Customer satisfaction analysis uses surveys to identify behaviors that lead to happy or unhappy customers. Companies can use the data to identify trends and implement changes to retain customers, improve profits, and identify areas for improvement. Follow-up surveys and addressing weaknesses can help improve customer loyalty and reduce negative perceptions.
A customer satisfaction analysis uses data collected through a survey or questionnaire to identify behaviors that lead to happy or unhappy customers. Through a customer satisfaction analysis, companies can identify trends that cause dissatisfaction and implement changes to retain current customers. Analyzing survey results can also reveal profit impacts and provide a basis for improvement. Information from a customer satisfaction analysis can identify individual employees or departments and rank percentages of content customers.

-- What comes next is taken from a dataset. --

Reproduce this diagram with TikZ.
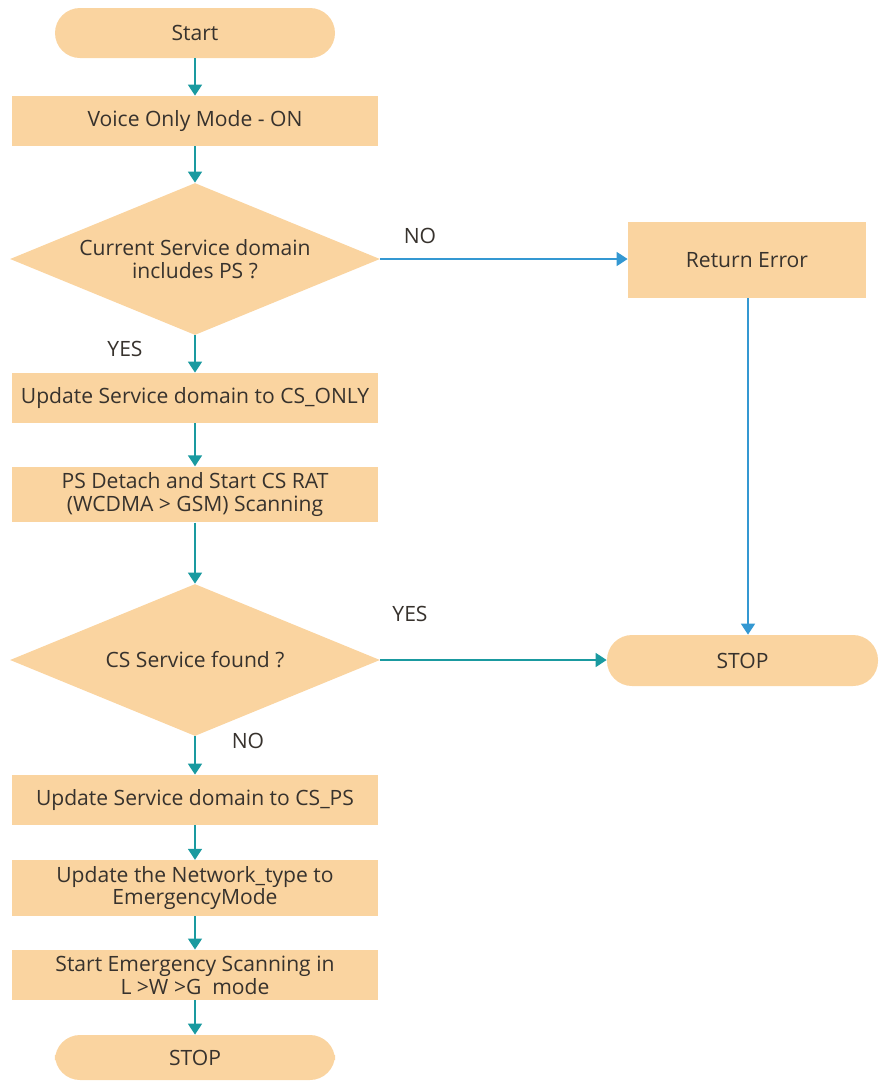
\documentclass[tikz,border=0pt]{standalone}
\usepackage{fontspec}
\setmainfont{Open Sans}
\usepackage{tikz}
\usetikzlibrary{arrows.meta,positioning,shapes.geometric,calc}

\definecolor{peach}{RGB}{250,212,160}
\definecolor{tealarr}{RGB}{26,154,160}
\definecolor{bluearr}{RGB}{52,152,210}
\definecolor{inktxt}{RGB}{55,50,45}

\begin{document}
\begin{tikzpicture}[
  every node/.style={text=inktxt, font=\fontsize{12}{13}\selectfont},
  term/.style={fill=peach, rounded corners=0.5cm, minimum height=1.0cm, align=center},
  proc/.style={fill=peach, minimum width=7.32cm, minimum height=1.0cm, align=center},
  dec/.style={fill=peach, diamond, aspect=2.43, inner sep=0pt, minimum width=7.4cm, minimum height=3.04cm, align=center},
  lbl/.style={font=\fontsize{12}{13}\selectfont},
  flow/.style={-{Triangle[length=2.2mm,width=2.8mm]}, tealarr, line width=0.9pt},
  back/.style={-{Triangle[length=2.2mm,width=2.8mm]}, bluearr, line width=0.9pt},
]
\useasboundingbox (0,0) rectangle (17.58,-21.64);

\node[term, minimum width=5.6cm] (start) at (3.9,-0.66) {Start};
\node[proc] (voice) at (3.9,-2.42) {Voice Only Mode - ON};
\node[dec] (dps) at (3.9,-5.18) {Current Service domain\\includes PS ?};
\node[proc] (csonly) at (3.9,-7.96) {Update Service domain to CS\_ONLY};
\node[proc, minimum height=1.06cm] (detach) at (3.9,-9.89) {PS Detach and Start CS RAT\\(WCDMA > GSM) Scanning};
\node[dec] (dcs) at (3.9,-13.2) {CS Service found ?};
\node[proc] (csps) at (3.9,-16.0) {Update Service domain to CS\_PS};
\node[proc] (ntype) at (3.9,-17.76) {Update the Network\_type to\\EmergencyMode};
\node[proc] (escan) at (3.9,-19.5) {Start Emergency Scanning in\\L >W >G \ mode};
\node[term, minimum width=5.6cm, minimum height=0.9cm] (stopa) at (3.9,-21.15) {STOP};

\node[proc, minimum width=4.76cm, minimum height=1.52cm] (err) at (14.94,-5.2) {Return Error};
\node[term, minimum width=5.42cm, minimum height=1.02cm] (stopb) at (14.85,-13.21) {STOP};

% answers
\node[lbl] (no1) at (8.4,-4.72) {NO};
\node[lbl] (yes1) at (2.5,-6.98) {YES};
\node[lbl] (yes2) at (8.2,-12.28) {YES};
\node[lbl] (no2) at (4.96,-14.82) {NO};

\draw[flow] (start) -- (voice);
\draw[flow] (voice) -- (dps);
\draw[flow] (dps) -- (csonly);
\draw[flow] (csonly) -- (detach);
\draw[flow] (detach) -- (dcs);
\draw[flow] (dcs) -- (csps);
\draw[flow] (csps) -- (ntype);
\draw[flow] (ntype) -- (escan);
\draw[flow] (escan) -- (stopa);
\draw[back] (dps.east) -- (dps.east -| err.west);
\draw[flow] (dcs.east) -- (dcs.east -| stopb.west);
\draw[back] ([xshift=0.02cm]err.south) -- ([xshift=0.02cm]err.south |- stopb.north);
\end{tikzpicture}
\end{document}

To make the information useful, the survey itself must be created to provide statistical data for analysis. Management can define research objectives and create methods to compare results. A detailed questionnaire can make information more meaningful during a customer satisfaction analysis. An area for customer comments can provide additional information to identify trends in satisfaction or dissatisfaction.
Savvy business owners often find that it costs more to recruit new customers than it does to retain existing ones. A customer satisfaction analysis can identify weaknesses in services or products that drive customers away. This information can be used to change staff behaviors causing customer issues. Examining survey results can provide managers with insight into customer sentiment.
Loyal customers tend to buy more and send referrals to a company or brand. A bad experience could mean a potential loss of future business, especially if angry customers spread their displeasure via Internet social media sites. A customer satisfaction analysis can identify sources of negative perceptions. Data can also identify areas that customers view positively.
Customer retention rates and their impact on profits can be graphed to provide a visual picture based on percentages. These numbers can reveal dissatisfaction trends and correlate the data with customer loyalty. Customer retention rates can also be compared to estimated competitor rates, tracked over time.
Findings from a customer satisfaction survey can help management develop action plans to address weaknesses and identify people responsible for improving statistics. Frequent process evaluation usually keeps you on track. A follow-up survey can indicate whether efforts have produced the intended results.
Some companies contact every unhappy customer as part of a customer survey analysis. They might offer a discount on a product in hopes of keeping the customer. Management can also inform the client of any changes resulting from the data extracted from the questionnaire. These efforts can reduce the spread of discontent to a wider audience.